どんなに美しい人でも見た目は劣化していく訳じゃないですか? でも、魂は磨けば磨くほど美しくなれるんです。魂を磨き合える人と一緒になれたら、現実世界のつらい出来事も受け入れやすくなると思うんです。
私はひろしさんと生活していくうちに、おばちゃんでもめちゃめちゃ楽しい、おばちゃんが一番ええやん! って思えるようになりました。「おばちゃんダンス」という新しいギャグも生まれましたしね。
――おばちゃんダンスは「パンティーテックス」に続く大ヒットギャグですよね。珠代さんは今後、どのような芸人さんになっていきたいと考えていますか?
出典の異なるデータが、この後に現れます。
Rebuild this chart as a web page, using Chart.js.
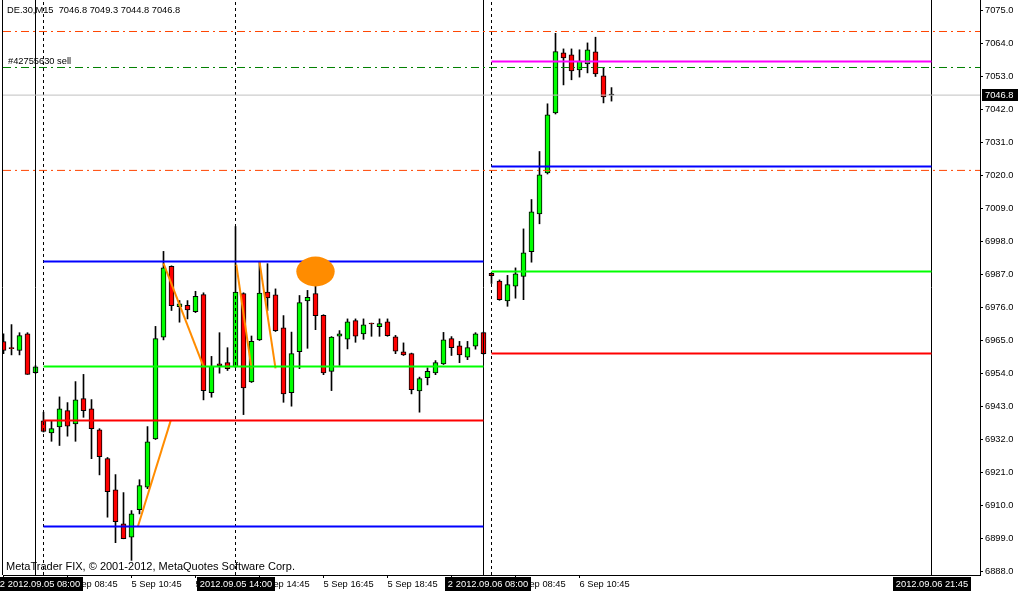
<!DOCTYPE html>
<html>
<head>
<meta charset="utf-8">
<title>DE.30,M15</title>
<script src="https://cdn.jsdelivr.net/npm/chart.js@4.4.0/dist/chart.umd.min.js"></script>
<style>
  html, body { margin: 0; padding: 0; background: #fff; }
  canvas { display: block; }
</style>
</head>
<body>
<canvas id="c" width="1018" height="592"></canvas>
<script>
// DE.30 M15 bars, bar 0 = 2012.09.05 08:00, one step per 15 min (gaps skipped)
const firstBar = -5;
const opens = [
  6964.6, 6962.6, 6961.7, 6967.2, 6954.3,
  6938.2, 6934.2, 6936.2, 6941.6, 6937.2, 6945.6, 6942.2, 6935.2, 6925.6, 6915.2,
  6903.9, 6899.4, 6908.6, 6916.1, 6932.2, 6966.1, 6989.7, 6976.3, 6976.7, 6974.6,
  6980.3, 6947.6, 6957.2, 6957.6, 6956.3, 6980.6, 6951.2, 6965.2, 6981.1, 6980.2,
  6969.2, 6947.6, 6961.3, 6978.2, 6980.6, 6973.4, 6954.7, 6966.4, 6965.4, 6971.6,
  6967.2, 6970.7, 6969.6, 6971.2, 6966.2, 6961.2, 6960.6, 6948.2, 6952.6, 6954.2,
  6957.2, 6965.6, 6963.2, 6959.4, 6963.1, 6967.6, 6987.4, 6984.8, 6978.2, 6983.1,
  6986.4, 6994.6, 7007.2, 7020.9, 7040.9, 7060.9, 7060.2, 7055.2, 7057.2, 7061.2,
  7053.2, 7046.8
];
const highs = [
  6967.2, 6970.3, 6967.6, 6967.6, 6956.6,
  6941.1, 6938.1, 6946.2, 6944.3, 6951.3, 6953.7, 6945.3, 6935.6, 6926.0, 6920.3,
  6914.3, 6908.3, 6918.6, 6936.3, 6969.7, 6994.7, 6989.9, 6978.3, 6978.3, 6981.4,
  6980.9, 6959.7, 6967.6, 6962.6, 7003.0, 6980.9, 6966.5, 6991.1, 6990.6, 6982.2,
  6973.3, 6967.8, 6980.0, 6981.7, 6983.9, 6973.6, 6966.3, 6968.3, 6972.2, 6972.2,
  6972.2, 6970.8, 6972.2, 6972.2, 6966.7, 6964.2, 6960.8, 6952.8, 6955.9, 6958.3,
  6967.7, 6966.3, 6964.7, 6964.7, 6967.6, 6967.8, 6987.5, 6985.2, 6986.7, 6989.2,
  7002.2, 7012.0, 7028.0, 7043.9, 7067.4, 7062.2, 7062.2, 7061.9, 7064.2, 7066.1,
  7055.9, 7049.3
];
const lows = [
  6960.6, 6960.2, 6960.2, 6953.7, 6954.0,
  6934.5, 6931.4, 6930.0, 6933.1, 6931.4, 6939.4, 6925.6, 6920.2, 6906.1, 6897.6,
  6898.9, 6891.7, 6907.2, 6915.6, 6932.0, 6965.2, 6975.0, 6971.1, 6972.2, 6974.3,
  6945.2, 6946.1, 6954.1, 6955.0, 6956.0, 6940.3, 6951.0, 6965.0, 6975.0, 6968.0,
  6944.4, 6943.1, 6955.6, 6962.4, 6968.6, 6953.6, 6948.3, 6956.7, 6962.2, 6964.4,
  6965.4, 6966.4, 6966.4, 6966.4, 6960.6, 6960.0, 6947.2, 6941.1, 6950.2, 6953.6,
  6957.0, 6960.0, 6957.6, 6958.6, 6962.1, 6960.4, 6984.0, 6978.4, 6976.4, 6979.1,
  6978.6, 6991.1, 7003.9, 7020.5, 7040.5, 7050.2, 7051.9, 7052.8, 7054.2, 7053.0,
  7044.2, 7044.8
];
const closes = [
  6961.7, 6962.3, 6966.6, 6953.7, 6956.2,
  6934.7, 6935.6, 6942.2, 6936.4, 6945.2, 6941.6, 6935.6, 6926.3, 6914.6, 6904.6,
  6898.9, 6907.2, 6916.6, 6931.2, 6965.6, 6989.2, 6976.6, 6977.2, 6975.2, 6979.7,
  6948.3, 6956.4, 6956.6, 6955.6, 6981.1, 6949.2, 6964.7, 6980.8, 6979.2, 6968.3,
  6947.2, 6960.6, 6977.6, 6979.4, 6973.3, 6954.2, 6966.1, 6967.2, 6971.2, 6966.4,
  6970.2, 6970.5, 6970.6, 6966.6, 6961.4, 6960.2, 6948.6, 6952.3, 6954.7, 6957.6,
  6965.2, 6962.6, 6960.2, 6962.6, 6967.2, 6960.6, 6986.6, 6978.6, 6983.6, 6987.2,
  6994.2, 7007.9, 7020.2, 7040.2, 7061.3, 7059.2, 7054.9, 7058.1, 7061.9, 7053.9,
  7046.2, 7046.8
];

const yTicks = [6888, 6899, 6910, 6921, 6932, 6943, 6954, 6965, 6976, 6987,
                6998, 7009, 7020, 7031, 7042, 7053, 7064, 7075];
const xTicks = [-5, 3, 11, 19, 27, 35, 43, 51, 59, 67];
const xTickLabels = ['5 Sep 06:45', '5 Sep 08:45', '5 Sep 10:45', '5 Sep 12:45', '5 Sep 14:45',
                     '5 Sep 16:45', '5 Sep 18:45', '5 Sep 20:45', '6 Sep 08:45', '6 Sep 10:45'];

const header = 'DE.30,M15  7046.8 7049.3 7044.8 7046.8';
const orderLabel = '#42755630 sell';
const copyright = 'MetaTrader FIX, \u00a9 2001-2012, MetaQuotes Software Corp.';
const bid = 7046.8;

// horizontal levels drawn between two bars
const levelPrices = [6991.3, 6956.3, 6938.3, 6903.0, 7058.0, 7023.0, 6988.0, 6960.7];
const levelFrom   = [0, 0, 0, 0, 56, 56, 56, 56];
const levelTo     = [55, 55, 55, 55, 111, 111, 111, 111];
const levelColors = ['#0000ff', '#00ff00', '#ff0000', '#0000ff', '#ff00ff', '#0000ff', '#00ff00', '#ff0000'];

// order lines: open price, stop loss, take profit
const orderOpen = 7056.0;
const orderSL = 7068.0;
const orderTP = 7021.7;

// vertical lines (bar index) and their time labels
const vBars   = [-1, 55, 0, 56, 24, 111];
const vDashed = [false, false, true, true, true, false];
const vLabels = ['2012.09.05 07:45', '2012.09.05 21:45', '2012.09.05 08:00',
                 '2012.09.06 08:00', '2012.09.05 14:00', '2012.09.06 21:45'];

// orange trend lines [bar, price] -> [bar, price]
const trendStart = [[11.8, 6903.0], [15, 6990.7], [24.1, 6990.3], [27, 6991.3]];
const trendEnd   = [[15.9, 6938.3], [20, 6956.3], [26, 6955.7], [29, 6955.7]];

// orange ellipse marker: centre [bar, price], half size [bars, points]
const markCenter = [34, 6988];
const markHalf = [2.4, 5];

const xMin = -5.0625, xMax = 117.0625;
const yMin = 6886.83, yMax = 7078.5;

const FONT = 'Liberation Sans';
Chart.defaults.font.family = FONT;
Chart.defaults.font.size = 9.3;
Chart.defaults.color = '#000';

const bars = opens.map((o, i) => firstBar + i);
const bodyColor = i => closes[i] > opens[i] ? '#00ff00' : (closes[i] < opens[i] ? '#ff0000' : '#000000');

function seg(x1, y1, x2, y2, color, width, dash) {
  return {
    type: 'line', data: [{ x: x1, y: y1 }, { x: x2, y: y2 }],
    borderColor: color, borderWidth: width, borderDash: dash || [],
    pointRadius: 0, fill: false, tension: 0, order: 1,
  };
}

const datasets = [];
// candles
datasets.push({
  type: 'bar', data: bars.map((k, i) => ({ x: k, y: [opens[i], closes[i]] })),
  backgroundColor: c => bodyColor(c.dataIndex), borderColor: '#000', borderWidth: 1,
  borderSkipped: false, barThickness: 5, minBarLength: 1, grouped: false, order: 10,
});
datasets.push({
  type: 'bar', data: bars.map((k, i) => ({ x: k, y: [lows[i], highs[i]] })),
  backgroundColor: '#000', borderWidth: 0, barThickness: 1, grouped: false, order: 11,
});
// order lines + bid
datasets.push(seg(xMin, orderSL, xMax, orderSL, '#ff4500', 1, [8, 4, 2, 4]));
datasets.push(seg(xMin, orderTP, xMax, orderTP, '#ff4500', 1, [8, 4, 2, 4]));
datasets.push(seg(xMin, orderOpen, xMax, orderOpen, '#008000', 1, [8, 4, 2, 4]));
datasets.push(seg(xMin, bid, xMax, bid, '#c0c0c0', 1));
// levels
levelPrices.forEach((p, i) => datasets.push(seg(levelFrom[i], p, levelTo[i], p, levelColors[i], 2)));
// vertical lines
vBars.forEach((k, i) => datasets.push(seg(k, yMin, k, yMax, '#000', 1, vDashed[i] ? [3, 3] : [])));
// trend lines
trendStart.forEach((s, i) => datasets.push(seg(s[0], s[1], trendEnd[i][0], trendEnd[i][1], '#ff8c00', 2)));

const mtPlugin = {
  id: 'mt',
  afterDatasetsDraw(chart) {
    const { ctx, chartArea: a, scales: { x, y } } = chart;
    ctx.save();
    // ellipse marker
    const cx = x.getPixelForValue(markCenter[0]), cy = y.getPixelForValue(markCenter[1]);
    const rx = x.getPixelForValue(markCenter[0] + markHalf[0]) - cx;
    const ry = cy - y.getPixelForValue(markCenter[1] + markHalf[1]);
    ctx.fillStyle = '#ff8c00';
    ctx.beginPath(); ctx.ellipse(cx, cy, rx, ry, 0, 0, Math.PI * 2); ctx.fill();
    // left frame
    ctx.strokeStyle = '#000'; ctx.lineWidth = 1;
    ctx.beginPath(); ctx.moveTo(a.left - 0.5, a.top); ctx.lineTo(a.left - 0.5, a.bottom); ctx.stroke();
    ctx.restore();
  },
  afterDraw(chart) {
    const { ctx, scales: { x, y } } = chart;
    ctx.save();
    ctx.textBaseline = 'middle';
    ctx.fillStyle = '#000';
    ctx.font = '9.3px ' + FONT;
    ctx.fillText(header, 7, 10.5);
    ctx.fillText(orderLabel, 8, 61.5);
    ctx.font = '11px ' + FONT;
    ctx.fillText(copyright, 6, 567);
    // time labels of vertical lines
    ctx.font = '9.3px ' + FONT;
    ctx.textAlign = 'center';
    vBars.forEach((k, i) => {
      const px = Math.round(x.getPixelForValue(k));
      ctx.fillStyle = '#000';
      ctx.fillRect(px - 39, 577, 78, 14);
      ctx.fillStyle = '#fff';
      ctx.fillText(vLabels[i], px, 584.5);
    });
    // bid price tag
    const by = Math.round(y.getPixelForValue(bid));
    ctx.fillStyle = '#000';
    ctx.fillRect(982, by - 6, 36, 12);
    ctx.fillStyle = '#fff';
    ctx.textAlign = 'left';
    ctx.fillText(bid.toFixed(1), 985, by + 0.5);
    ctx.restore();
  },
};

new Chart(document.getElementById('c'), {
  type: 'bar',
  data: { datasets },
  plugins: [mtPlugin],
  options: {
    responsive: false, animation: false, events: [],
    layout: { padding: { left: 3, top: 0, right: 0, bottom: 0 } },
    plugins: { legend: { display: false }, tooltip: { enabled: false } },
    scales: {
      x: {
        type: 'linear', min: xMin, max: xMax, offset: false,
        grid: { drawOnChartArea: false, tickLength: 3, color: '#000', offset: false },
        border: { display: true, color: '#000' },
        afterBuildTicks: s => { s.ticks = xTicks.map(v => ({ value: v })); },
        afterFit: s => { s.height = 17; s.paddingLeft = 0; s.paddingRight = 0; },
        ticks: {
          autoSkip: false, maxRotation: 0, minRotation: 0, align: 'start', padding: 1,
          color: '#000', callback: (v, i) => xTickLabels[i],
        },
      },
      y: {
        type: 'linear', position: 'right', min: yMin, max: yMax,
        grid: { drawOnChartArea: false, tickLength: 3, color: '#000' },
        border: { display: true, color: '#000' },
        afterBuildTicks: s => { s.ticks = yTicks.map(v => ({ value: v })); },
        afterFit: s => { s.width = 38; s.paddingTop = 0; s.paddingBottom = 0; },
        ticks: { padding: 2, color: '#000', callback: v => v.toFixed(1) },
      },
    },
  },
});
</script>
</body>
</html>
どうなりたいとかはないですね。とにかく一生懸命舞台に立ち続けたい。
劇場には親御さんに連れられて、2、3歳のお子さんもいらっしゃるのですが、じっとしていられないんですよ。でもこっちが熱を込めて一生懸命やると、子どもたちがハッとこっちを見る瞬間があるんです。そんなとき、「やった」と思うんですよね。これが、手抜きしていると本当に響かないんです。
容姿に悩んでいる方が私の芸を見たときに「私も自分を受け入れて頑張ろう」と思ってもらえるよう、今後も一生懸命、芸に取り組んでいきたいです。